Don Chisciotte regarde-t-il vers le passé, une liberté lyrique perdue ? Adapter un roman espagnol selon les canons rigoureux de l'opera seria était chose impossible, même pour le réformateur rigoriste qu'était Apostolo Zeno, secondé par son habile versificateur Pietro Pariati. L'Opéra de Cour viennois s'inspire donc, pour le Carnaval de 1719, de l'opéra vénitien du Seicento condamné au tournant du siècle pour son immoralité et son manque de scrupules à mêler personnages comiques et tragiques.
Le sous-titre, d'ailleurs, ne s'en cache pas : il s'agit d'une tragicommedia mettant en scène, fidèlement à Cervantès, un imbroglio de personnages peinant à garder leur sérieux, gravitant autour de la triste figure de Don Chisciotte. Même la malheureuse Dorotea, lâchement abandonnée par l'infâme Fernando, se prête docilement au jeu parodique dont le but d'une incontestable noblesse est de délivrer le misérable chevalier de ses errances.
La frontière toujours ténue entre seria et buffa finit par voler en éclats à la fin des deuxième et quatrième actes, en forme d'intermèdes virevoltants entre Sancio et la servante Maritorne. Un tel foisonnement d'intrigues appelle indubitablement la scène, et le Festival d'Innsbruck en sera l'hôte privilégié à partir du 13 août prochain.
La musique éminemment théâtrale de Francesco Bartolomeo Conti, dont ses contemporains louent la veine comique irrésistible, n'en est pas moins digne d'intérêt.

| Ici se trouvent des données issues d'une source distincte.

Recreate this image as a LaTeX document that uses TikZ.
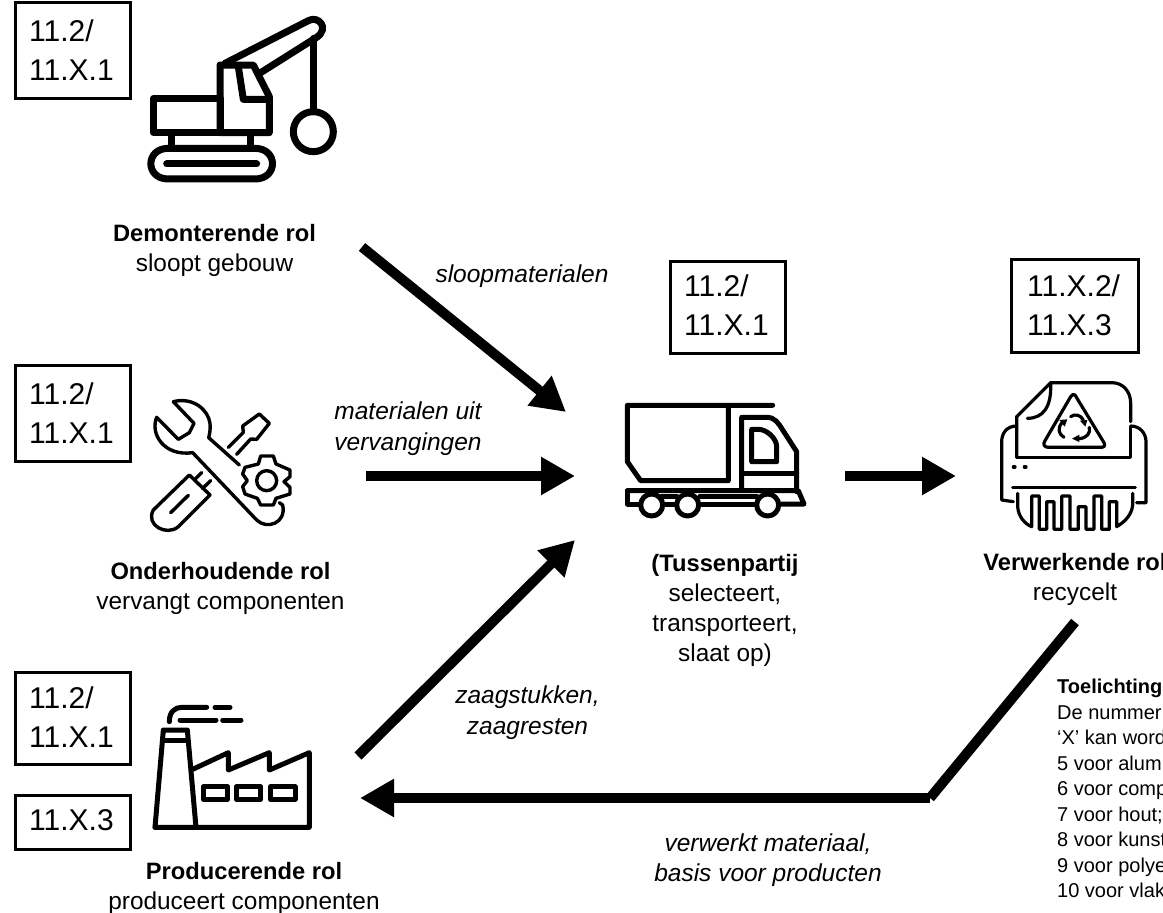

La diversité des situations et des personnages de Don Chisciotte lui permet d'explorer une multitude de styles, avec une prédilection pour la parodie d'airs héroïques, particulièrement originale dans le traitement du rôle éponyme écrit en deux clés pour la voix exceptionnellement longue et expressive de Francesco Borosini, pour lequel Haendel composa le rôle de Bajazet dans Tamerlano. Entre pathétique et ridicule, le chevalier à la triste figure déploie sa folie douce, son héroïsme émerveillé dans des airs virtuoses où l'harmonie prend quelques détours inattendus.
Illusions chevaleresques
Si sa longue silhouette et sa science du récitatif l'y prédisposent, Nicolas Rivenq manque autant de grave que d'aigu, mais son manque d'aisance dans la vocalise enrichit les illusions chevaleresques du personnage. En authentique primo uomo d'opera seria, le jeune contre-ténor argentin Franco Fagioli investit Cardenio d'une indéfectible fougue amoureuse, triomphant d'une colorature héroïquement calibrée.
Sa douce et constante Lucinda a la voix lumineuse et charnue d'Olga Pasichnyk. D'une revigorante ironie, Inga Kalna se lance avec toute l'énergie de sa voix corsée dans les tourments de Dorotea. Mais la traîtrise de Fernando ne trouve en Maria Streijffert qu'une expression placide dans des vocalises sans assise. Les tournures savantes du sage Lope bénéficient en revanche du ténor évangélique de Johannes Chum, flanqué du soprano piquant de Sunhae Im, Ordogno prodigue de suraigus. Trop sage, Fulvio Bettini ne distingue guère son Sancio par la vis comica, un rien émoustillé par la fraîche Maritorne de Gaële Le Roi. Il est vrai que d'une phrase, d'une mimique, Dominique Visse sait imposer un personnage, jonglant du contre au ténor.
Si la scène saura épanouir un chant parfois troublé par une partition fraîchement apprise, René Jacobs impose déjà un théâtre de couleurs et de rythmes, folklore bondissant de la Follia et attention constante aux détails les plus signifiants d'une orchestration habile. Secondé par un continuo riche de deux théorbes et d'un archiluth, l'Akademie für Alte Musik Berlin est l'instrument profus des incessants changements à vue d'une partition exaltante.
Par amour de la découverte, du bel canto, du théâtre, de Cervantès, de René Jacobs, ou de qui sait-on encore, un détour par Innsbruck s'imposera le mois prochain.